A better comparison might be Jim Harbaugh’s Michigan. Flummoxed by an archrival in Ohio State that was a national power, Harbaugh won plenty of games before capturing a national championship in his 9th year in Ann Arbor, but it took the Wolverines 7 years just to win the B1G title, despite consistent 8-, 9-, and 10-win seasons along the way.
At a blueblood program used to winning, Harbaugh, like Napier, had to convince his administration to invest and commit to competing at the highest level, rather than rest on the program’s logo, brand, and laurels. The journey was long. The juice was worth the squeeze.
But the Harbaugh comparison also feels imperfect, if only because with Lagway, Napier’s time is likely now.
If Napier can’t win big in 2025 and 2026 with DJ, then when, if ever, will he win?
The departure of starting quarterbacks at 2 critical Florida rivals, Georgia and Tennessee, also appears to open the door, if ever so slightly.

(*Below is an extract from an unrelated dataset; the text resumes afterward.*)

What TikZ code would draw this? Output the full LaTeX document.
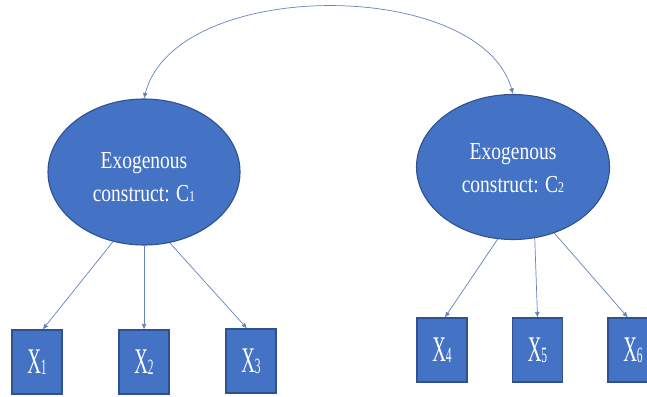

Yes, Georgia has the best coach in the sport and plenty of elite talent around him, but if Georgia had DJ Lagway, and not Gunner Stockton, is there any doubt who the prohibitive national championship favorite would be? Georgia is more talented than the Gators. But the questions around Stockton makes Georgia vulnerable, just as teams facing Joe Burrow and LSU were vulnerable in 2019, despite having plenty of talent of their own.
And the departure of Nico Iamaleava at Tennessee, while an admirable and righteous stand by Josh Heupel, begs important questions about a Volunteers program that now loses the SEC Player of the Year in Dylan Sampson and their starting quarterback, two absences that will absolutely be felt in September and October, no matter how well journeyman Joey Aguilar fits on Rocky Top.
Outside of perhaps Austin, Texas, there are questions everywhere you look in the SEC.
In The Swamp, there’s DJ Lagway, a player who answers plenty of Florida’s questions.
Lagway’s likely to spend 2 more seasons in The Swamp before he hears his name called on Thursday night at the 2027 NFL Draft.
How much longer Napier is in Gainesville almost certainly depends on what Napier does with the “DJ Years.”